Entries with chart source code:
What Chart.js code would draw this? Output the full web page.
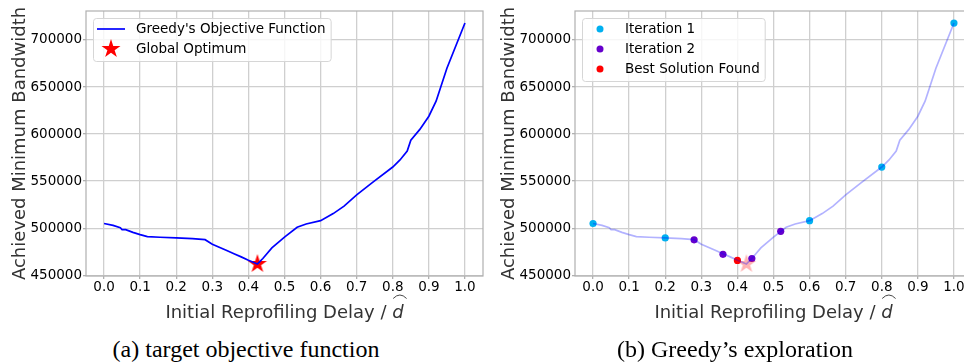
<!DOCTYPE html>
<html>
<head>
<meta charset="utf-8">
<script src="https://cdn.jsdelivr.net/npm/chart.js@4.4.1/dist/chart.umd.min.js"></script>
<style>
  html, body { margin: 0; padding: 0; background: #fff; }
  body { width: 964px; height: 364px; position: relative; overflow: hidden; }
  .plot { position: absolute; top: 0; width: 500px; height: 330px; }
  #plotA { left: 0; }
  #plotB { left: 489px; }
  .caption {
    position: absolute; top: 337px;
    font-family: "Liberation Serif", "Times New Roman", serif;
    font-size: 24px; line-height: 24px; color: #000;
    white-space: nowrap; transform: translateX(-50%);
  }
</style>
</head>
<body>
<div class="plot" id="plotA"><canvas id="chartA" width="500" height="330"></canvas></div>
<div class="plot" id="plotB"><canvas id="chartB" width="500" height="330"></canvas></div>
<div class="caption" style="left:246px">(a) target objective function</div>
<div class="caption" style="left:735px">(b) Greedy’s exploration</div>
<script>
// objective function sampled over the reprofiling delay
var curveDelay = [0, 0.025, 0.045, 0.05, 0.06, 0.08, 0.1, 0.12, 0.155, 0.2, 0.245, 0.28, 0.3, 0.34, 0.36,
  0.38, 0.4, 0.425, 0.44, 0.465, 0.5, 0.535, 0.56, 0.6, 0.635, 0.665, 0.7, 0.745, 0.8, 0.82, 0.84,
  0.85, 0.875, 0.9, 0.92, 0.95, 1.0];
var curveBandwidth = [505000, 503000, 500500, 498500, 498500, 495600, 493200, 491000, 490400, 489700,
  489000, 487800, 483000, 476300, 472800, 469500, 466000, 462000, 467800, 479000, 490500, 501000,
  504500, 508000, 515500, 523500, 535500, 549000, 565000, 572500, 582000, 593500, 605000, 619000,
  635000, 670000, 718000];

var optimumDelay = [0.425];
var optimumBandwidth = [462000];

// points visited by the greedy search
var iter1Delay = [0, 0.2, 0.6, 0.8, 1.0];
var iter1Bandwidth = [505000, 489700, 508000, 565000, 718000];
var iter2Delay = [0.28, 0.36, 0.44, 0.52];
var iter2Bandwidth = [487600, 472200, 467800, 496700];
var bestDelay = [0.4];
var bestBandwidth = [465800];

var xTicks = [0, 0.1, 0.2, 0.3, 0.4, 0.5, 0.6, 0.7, 0.8, 0.9, 1.0];
var yTicks = [450000, 500000, 550000, 600000, 650000, 700000];

var FONT = "'DejaVu Sans', 'Liberation Sans', sans-serif";

function pts(xs, ys) {
  return xs.map(function(x, i) { return { x: x, y: ys[i] }; });
}

function starImage(color, R) {
  var c = document.createElement("canvas");
  var s = Math.ceil(2 * R + 2);
  c.width = c.height = s;
  var g = c.getContext("2d");
  var r = R * 0.381966;
  g.beginPath();
  for (var i = 0; i < 10; i++) {
    var rad = i % 2 ? r : R;
    var ang = -Math.PI / 2 + i * Math.PI / 5;
    g.lineTo(s / 2 + rad * Math.cos(ang), s / 2 + rad * Math.sin(ang));
  }
  g.closePath();
  g.fillStyle = color;
  g.fill();
  return c;
}

var starSolid = starImage("#ff0000", 10);
var starFaded = starImage("rgba(255,0,0,0.3)", 10);

// spines, axis titles and the framed legend
var decor = {
  id: "decor",
  afterDraw: function(chart, args, opts) {
    var ctx = chart.ctx, a = chart.chartArea;
    ctx.save();
    ctx.strokeStyle = "#b0b0b0";
    ctx.lineWidth = 1.2;
    ctx.strokeRect(a.left, a.top, a.right - a.left, a.bottom - a.top);

    // y title
    ctx.fillStyle = "#333";
    ctx.font = "18px " + FONT;
    ctx.save();
    ctx.translate(25, (a.top + a.bottom) / 2);
    ctx.rotate(-Math.PI / 2);
    ctx.textAlign = "center";
    ctx.textBaseline = "alphabetic";
    ctx.fillText("Achieved Minimum Bandwidth", 0, 0);
    ctx.restore();

    // x title with a hatted italic d
    var main = "Initial Reprofiling Delay / ";
    ctx.font = "18px " + FONT;
    var wMain = ctx.measureText(main).width;
    ctx.font = "italic 18px " + FONT;
    var wD = ctx.measureText("d").width;
    var x0 = (a.left + a.right) / 2 - (wMain + wD) / 2;
    var base = 317.5;
    ctx.textAlign = "left";
    ctx.textBaseline = "alphabetic";
    ctx.font = "18px " + FONT;
    ctx.fillText(main, x0, base);
    ctx.font = "italic 18px " + FONT;
    ctx.fillText("d", x0 + wMain, base);
    var hx = x0 + wMain + 1;
    ctx.beginPath();
    ctx.strokeStyle = "#333";
    ctx.lineWidth = 0.9;
    ctx.moveTo(hx, base - 19);
    ctx.quadraticCurveTo(hx + wD / 2 + 1, base - 26, hx + wD + 2, base - 19);
    ctx.stroke();

    // legend
    var items = opts.items || [];
    ctx.font = "13.5px " + FONT;
    var tw = 0;
    items.forEach(function(it) { tw = Math.max(tw, ctx.measureText(it.text).width); });
    var bx = a.left + 7, by = a.top + 7;
    var bw = 43 + tw + 5, bh = 23 + (items.length - 1) * 20;
    ctx.beginPath();
    ctx.roundRect(bx + 0.5, by + 0.5, bw, bh, 3);
    ctx.fillStyle = "rgba(255,255,255,0.8)";
    ctx.fill();
    ctx.strokeStyle = "#d6d6d6";
    ctx.lineWidth = 1;
    ctx.stroke();
    items.forEach(function(it, i) {
      var y = by + 11 + i * 20;
      var hcx = bx + 18;
      if (it.kind === "line") {
        ctx.beginPath();
        ctx.strokeStyle = it.color;
        ctx.lineWidth = 1.7;
        ctx.moveTo(bx + 4, y);
        ctx.lineTo(bx + 32, y);
        ctx.stroke();
      } else if (it.kind === "star") {
        ctx.drawImage(starSolid, hcx - starSolid.width / 2, y - starSolid.height / 2);
      } else {
        ctx.beginPath();
        ctx.arc(hcx, y, 3.5, 0, Math.PI * 2);
        ctx.fillStyle = it.color;
        ctx.fill();
      }
      ctx.fillStyle = "#000";
      ctx.textBaseline = "middle";
      ctx.fillText(it.text, bx + 43, y);
    });
    ctx.restore();
  }
};

function makeOptions(legendItems) {
  return {
    responsive: false,
    animation: false,
    layout: { padding: { top: 9, right: 17, left: 0, bottom: 0 } },
    plugins: {
      legend: { display: false },
      tooltip: { enabled: false },
      decor: { items: legendItems }
    },
    scales: {
      x: {
        type: "linear",
        min: -0.05,
        max: 1.05,
        afterBuildTicks: function(s) { s.ticks = xTicks.map(function(v) { return { value: v }; }); },
        afterFit: function(s) { s.height = 54; },
        grid: { color: "#cfcfcf", lineWidth: 1.3, tickLength: 3, tickColor: "#b0b0b0" },
        border: { display: false },
        ticks: {
          padding: 0,
          color: "#000",
          font: { family: FONT, size: 13.5 },
          maxRotation: 0,
          callback: function(v) { return Number(v).toFixed(1); }
        }
      },
      y: {
        type: "linear",
        min: 449200,
        max: 730800,
        afterBuildTicks: function(s) { s.ticks = yTicks.map(function(v) { return { value: v }; }); },
        afterFit: function(s) { s.width = 86; },
        grid: { color: "#cfcfcf", lineWidth: 1.3, tickLength: 3, tickColor: "#b0b0b0" },
        border: { display: false },
        ticks: {
          padding: 1,
          color: "#000",
          font: { family: FONT, size: 13.5 },
          callback: function(v) { return String(v); }
        }
      }
    }
  };
}

new Chart(document.getElementById("chartA"), {
  type: "line",
  data: {
    datasets: [
      {
        label: "Greedy's Objective Function",
        data: pts(curveDelay, curveBandwidth),
        borderColor: "#0000ff",
        borderWidth: 1.7,
        pointRadius: 0,
        tension: 0
      },
      {
        label: "Global Optimum",
        data: pts(optimumDelay, optimumBandwidth),
        showLine: false,
        pointStyle: starSolid,
        pointRadius: 10
      }
    ]
  },
  options: makeOptions([
    { kind: "line", color: "#0000ff", text: "Greedy's Objective Function" },
    { kind: "star", text: "Global Optimum" }
  ]),
  plugins: [decor]
});

new Chart(document.getElementById("chartB"), {
  type: "line",
  data: {
    datasets: [
      {
        label: "Objective",
        data: pts(curveDelay, curveBandwidth),
        borderColor: "rgba(0,0,255,0.3)",
        borderWidth: 1.7,
        pointRadius: 0,
        tension: 0
      },
      {
        label: "Optimum",
        data: pts(optimumDelay, optimumBandwidth),
        showLine: false,
        pointStyle: starFaded,
        pointRadius: 10
      },
      {
        label: "Iteration 1",
        data: pts(iter1Delay, iter1Bandwidth),
        showLine: false,
        pointRadius: 3.6,
        backgroundColor: "#00b0f0",
        borderWidth: 0
      },
      {
        label: "Iteration 2",
        data: pts(iter2Delay, iter2Bandwidth),
        showLine: false,
        pointRadius: 3.6,
        backgroundColor: "#6600cc",
        borderWidth: 0
      },
      {
        label: "Best Solution Found",
        data: pts(bestDelay, bestBandwidth),
        showLine: false,
        pointRadius: 3.6,
        backgroundColor: "#ff0000",
        borderWidth: 0
      }
    ]
  },
  options: makeOptions([
    { kind: "dot", color: "#00b0f0", text: "Iteration 1" },
    { kind: "dot", color: "#6600cc", text: "Iteration 2" },
    { kind: "dot", color: "#ff0000", text: "Best Solution Found" }
  ]),
  plugins: [decor]
});
</script>
</body>
</html>
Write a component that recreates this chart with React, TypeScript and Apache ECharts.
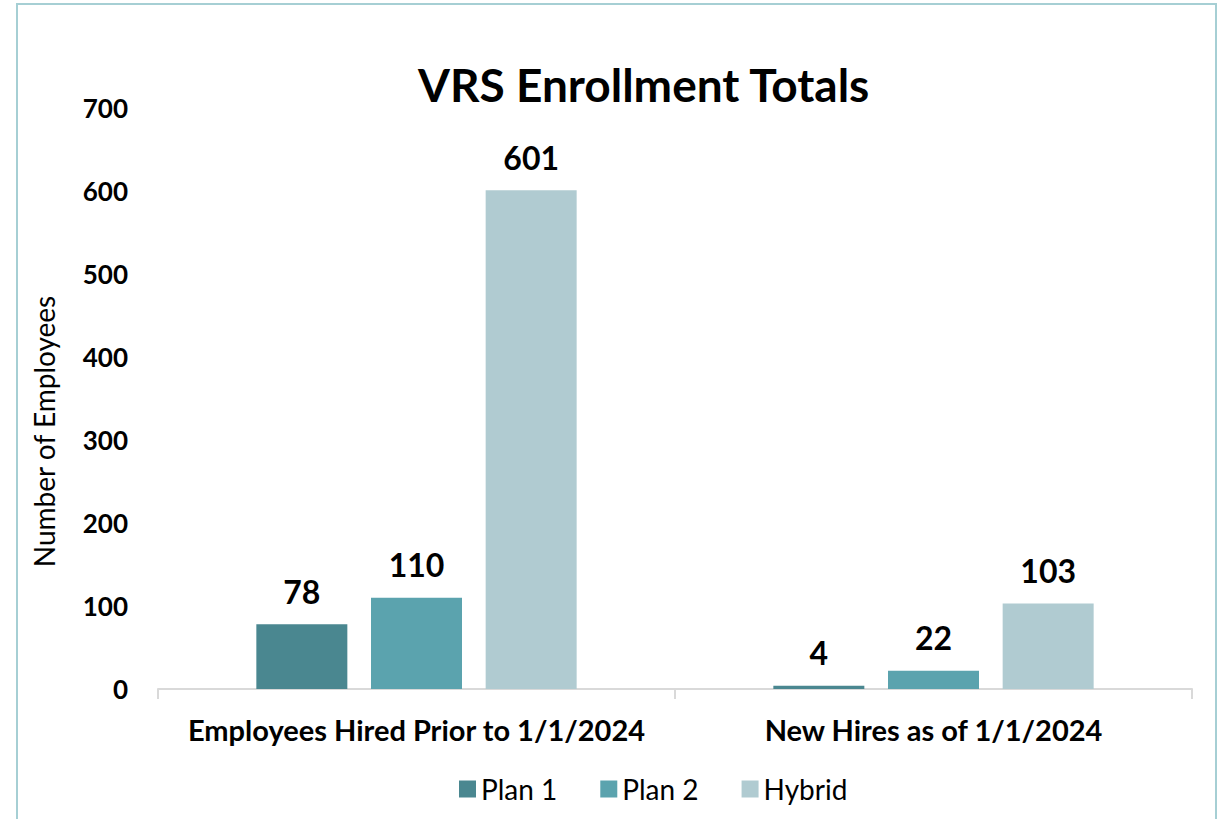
import React, { useEffect, useRef } from "react";
import * as echarts from "echarts";

const categories = ["Employees Hired Prior to 1/1/2024", "New Hires as of 1/1/2024"];
const plan1 = [78, 4];
const plan2 = [110, 22];
const hybrid = [601, 103];
const seriesNames = ["Plan 1", "Plan 2", "Hybrid"];
const colors = ["#4a8790", "#5ba3ae", "#b0cbd1"];

export default function App() {
  const ref = useRef<HTMLDivElement>(null);
  useEffect(() => {
    document.body.style.margin = "0";
    const chart = echarts.init(ref.current!, null, { renderer: "svg" });
    const font = "Lato, 'Open Sans', sans-serif";
    const label = {
      show: true,
      position: "top",
      distance: 17,
      fontFamily: font,
      fontWeight: "bold",
      fontSize: 32,
      color: "#000",
    };
    const data = [plan1, plan2, hybrid];
    chart.setOption({
      animation: false,
      textStyle: { fontFamily: font },
      graphic: [
        {
          type: "rect",
          shape: { x: 17, y: 4, width: 1199, height: 840 },
          style: { fill: "none", stroke: "#a6cfd4", lineWidth: 2 },
          silent: true,
        },
      ],
      title: {
        text: "VRS Enrollment Totals",
        left: 413,
        top: 56,
        textStyle: { fontFamily: font, fontWeight: "bold", fontSize: 46, color: "#000" },
      },
      legend: {
        data: seriesNames,
        top: 770,
        left: 454,
        itemWidth: 17,
        itemHeight: 17,
        itemGap: 43,
        icon: "rect",
        textStyle: { fontFamily: font, fontSize: 28, color: "#000" },
      },
      grid: { left: 158, right: 29, top: 108, bottom: 130 },
      xAxis: {
        type: "category",
        data: categories,
        axisLine: { lineStyle: { color: "#d9d9d9", width: 2 } },
        axisTick: { show: true, interval: 0, length: 10, lineStyle: { color: "#d9d9d9", width: 2 } },
        axisLabel: {
          interval: 0,
          margin: 26,
          fontFamily: font,
          fontWeight: "bold",
          fontSize: 29,
          color: "#000",
        },
      },
      yAxis: {
        type: "value",
        min: 0,
        max: 700,
        interval: 100,
        name: "Number of Employees",
        nameLocation: "middle",
        nameGap: 100,
        nameTextStyle: { fontFamily: font, fontSize: 28, color: "#000", padding: [0, 66, 0, 0] },
        axisLine: { show: false },
        axisTick: { show: false },
        splitLine: { show: false },
        axisLabel: {
          margin: 30,
          fontFamily: font,
          fontWeight: "bold",
          fontSize: 26,
          color: "#000",
        },
      },
      series: seriesNames.map((n, i) => ({
        name: n,
        type: "bar",
        data: data[i],
        barWidth: 91,
        barGap: "26%",
        itemStyle: { color: colors[i] },
        label,
      })),
    });
    return () => chart.dispose();
  }, []);
  return (
    <div
      ref={ref}
      style={{ position: "absolute", left: 0, top: 0, width: 1221, height: 819, background: "#fff" }}
    />
  );
}
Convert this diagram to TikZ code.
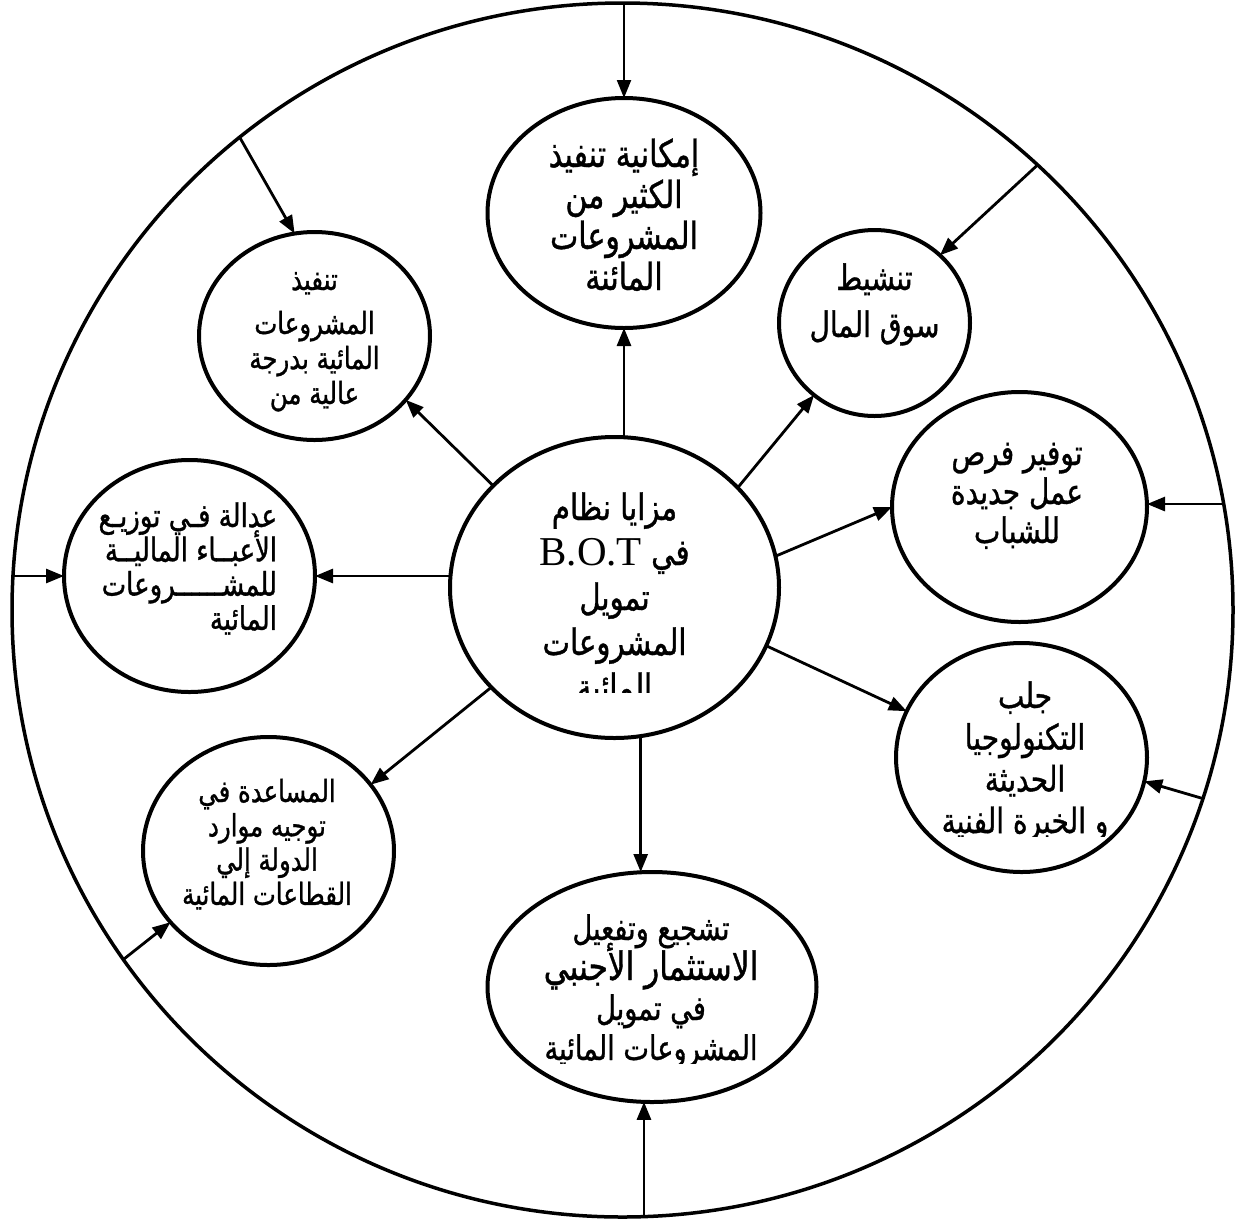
\documentclass[tikz,border=0pt]{standalone}
\usepackage{fontspec}
\usetikzlibrary{shapes.geometric,arrows.meta}
\newfontfamily\arfont[Script=Arabic,FakeStretch=0.8,FakeBold=1]{DejaVu Sans}
\newfontfamily\lafont{Liberation Serif}
\TeXXeTstate=1
% one right-to-left line
\newcommand\rl[1]{\beginR#1\endR}
% stacked lines, centred / right aligned, first baseline is the box baseline
\newcommand\ctrlines[2]{\vtop{\baselineskip=#1\relax\lineskiplimit=-1000pt\lineskip=0pt\halign{\hfil##\hfil\cr#2\crcr}}}
\newcommand\rgtlines[2]{\vtop{\baselineskip=#1\relax\lineskiplimit=-1000pt\lineskip=0pt\halign{\hfil##\cr#2\crcr}}}

\begin{document}
\begin{tikzpicture}[x=1pt,y=-1pt,
  bubble/.style={ellipse, draw, line width=4pt, inner sep=0pt, outer sep=0pt},
  txt/.style={anchor=base, inner sep=0pt, outer sep=0pt},
  conn/.style={line width=2.8pt, -{Triangle[length=18pt,width=14pt]}},
  thinconn/.style={line width=2.2pt, -{Triangle[length=18pt,width=14pt]}}]

\fill[white] (0,0) rectangle (1245,1219);
\useasboundingbox (0,0) rectangle (1245,1219);

% outer ring and the nine ellipses
\node[bubble, line width=3.5pt, minimum width=1221pt, minimum height=1214pt] (O) at (622.5,610) {};
\node[bubble, minimum width=329pt, minimum height=301pt] (C)  at (614.5,587.5) {};
\node[bubble, minimum width=273pt, minimum height=230pt] (T)  at (624,213) {};
\node[bubble, minimum width=231pt, minimum height=208pt] (TL) at (314.5,336) {};
\node[bubble, minimum width=191pt, minimum height=186pt] (TR) at (874.5,323) {};
\node[bubble, minimum width=255pt, minimum height=230pt] (R)  at (1019.5,507) {};
\node[bubble, minimum width=251pt, minimum height=232pt] (L)  at (189.5,576) {};
\node[bubble, minimum width=251pt, minimum height=229pt] (BR) at (1021.5,757.5) {};
\node[bubble, minimum width=251pt, minimum height=228pt] (BL) at (268.5,851) {};
\node[bubble, minimum width=329pt, minimum height=230pt] (B)  at (652,987) {};

% texts
\begin{scope}
  \clip (440,430) rectangle (790,692);
  \node[txt, font=\arfont\fontsize{36.5}{45}\selectfont] (Ct) at (614.5,520)
    {\ctrlines{45pt}{\rl{مزايا نظام}\cr
      \rl{في \beginL{\lafont\fontsize{41}{45}\selectfont B.O.T}\endL}\cr
      \rl{تمويل}\cr \rl{المشروعات}\cr \rl{المائية}}};
\end{scope}

\node[txt, font=\arfont\fontsize{37.5}{41}\selectfont] (Tt) at (624,167)
  {\ctrlines{41pt}{\rl{إمكانية تنفيذ}\cr \rl{الكثير من}\cr \rl{المشروعات}\cr \rl{المائنة}}};

\node[txt, font=\arfont\fontsize{30.5}{35}\selectfont] (TLt) at (314.5,290)
  {\ctrlines{35pt}{\rl{تنفيذ}\cr\noalign{\vskip 9pt}\rl{المشروعات}\cr \rl{المائية بدرجة}\cr \rl{عالية من}}};

\node[txt, font=\arfont\fontsize{35}{47}\selectfont] (TRt) at (874.5,290)
  {\ctrlines{47pt}{\rl{تنشيط}\cr \rl{سوق المال}}};

\node[txt, font=\arfont\fontsize{35}{39}\selectfont] (Rt) at (1017,465)
  {\ctrlines{39pt}{\rl{توفير فرص}\cr \rl{عمل جديدة}\cr \rl{للشباب}}};

\node[txt, anchor=base east, font=\arfont\fontsize{32.5}{34}\selectfont] (Lt) at (277,527)
  {\rgtlines{34.3pt}{\rl{عدالة فـي توزيـع}\cr \rl{الأعبــاء الماليــة}\cr \rl{للمشــــــروعات}\cr \rl{المائية}}};

\begin{scope}
  \clip (880,640) rectangle (1150,836);
  \node[txt, font=\arfont\fontsize{35}{42}\selectfont] (BRt) at (1025,708)
    {\ctrlines{41.7pt}{\rl{جلب}\cr \rl{التكنولوجيا}\cr \rl{الحديثة}\cr \rl{و الخبرة الفنية}}};
\end{scope}

\node[txt, font=\arfont\fontsize{30.5}{34}\selectfont] (BLt) at (267,802)
  {\ctrlines{34.3pt}{\rl{المساعدة في}\cr \rl{توجيه موارد}\cr \rl{الدولة إلي}\cr \rl{القطاعات المائية}}};

\begin{scope}
  \clip (480,870) rectangle (830,1063);
  \node[txt, font=\arfont\fontsize{34}{40}\selectfont] (Bt) at (651,940)
    {\ctrlines{40pt}{\rl{تشجيع وتفعيل}\cr
      \rl{\fontsize{39}{40}\selectfont الاستثمار الأجنبي}\cr
      \rl{في تمويل}\cr \rl{المشروعات المائية}}};
\end{scope}

% connectors from the centre outwards
\draw[conn] (T.south |- C.north) -- (T.south);
\draw[conn] (C.140.4) -- (TL.-35.2);
\draw[conn] (C.39.6) -- (TR.230.6);
\draw[conn] (C.11.8) -- (R.180);
\draw[conn] (C.west |- L.east) -- (L.east);
\draw[conn] (C.-21.4) -- (BR.158.2);
\draw[conn] (C.219.6) -- (BL.33);
\draw[conn] (C.-80.3) -- (C.-80.3 |- B.north);

% connectors from the outer ring inwards
\draw[thinconn] (T.north |- O.north) -- (T.north);
\draw[conn] (O.129.3) -- (TL.101.7);
\draw[conn] (O.47.8) -- (TR.46.9);
\draw[conn] (O.10) -- (O.10 -| R.east);
\draw[conn] (O.west |- L.west) -- (L.west);
\draw[conn] (O.-18.6) -- (BR.-11.5);
\draw[conn] (O.215.5) -- (BL.216.4);
\draw[conn] (B.-94 |- O.south) -- (B.-94);
\end{tikzpicture}
\end{document}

Task directions: Repeat exactly the lines from the start of the entries down to the line with "var optimumBandwidth = [462000];", keeping both ends but none of the pictures.

Written reply:
What Chart.js code would draw this? Output the full web page.
<!DOCTYPE html>
<html>
<head>
<meta charset="utf-8">
<script src="https://cdn.jsdelivr.net/npm/chart.js@4.4.1/dist/chart.umd.min.js"></script>
<style>
  html, body { margin: 0; padding: 0; background: #fff; }
  body { width: 964px; height: 364px; position: relative; overflow: hidden; }
  .plot { position: absolute; top: 0; width: 500px; height: 330px; }
  #plotA { left: 0; }
  #plotB { left: 489px; }
  .caption {
    position: absolute; top: 337px;
    font-family: "Liberation Serif", "Times New Roman", serif;
    font-size: 24px; line-height: 24px; color: #000;
    white-space: nowrap; transform: translateX(-50%);
  }
</style>
</head>
<body>
<div class="plot" id="plotA"><canvas id="chartA" width="500" height="330"></canvas></div>
<div class="plot" id="plotB"><canvas id="chartB" width="500" height="330"></canvas></div>
<div class="caption" style="left:246px">(a) target objective function</div>
<div class="caption" style="left:735px">(b) Greedy’s exploration</div>
<script>
// objective function sampled over the reprofiling delay
var curveDelay = [0, 0.025, 0.045, 0.05, 0.06, 0.08, 0.1, 0.12, 0.155, 0.2, 0.245, 0.28, 0.3, 0.34, 0.36,
  0.38, 0.4, 0.425, 0.44, 0.465, 0.5, 0.535, 0.56, 0.6, 0.635, 0.665, 0.7, 0.745, 0.8, 0.82, 0.84,
  0.85, 0.875, 0.9, 0.92, 0.95, 1.0];
var curveBandwidth = [505000, 503000, 500500, 498500, 498500, 495600, 493200, 491000, 490400, 489700,
  489000, 487800, 483000, 476300, 472800, 469500, 466000, 462000, 467800, 479000, 490500, 501000,
  504500, 508000, 515500, 523500, 535500, 549000, 565000, 572500, 582000, 593500, 605000, 619000,
  635000, 670000, 718000];

var optimumDelay = [0.425];
var optimumBandwidth = [462000];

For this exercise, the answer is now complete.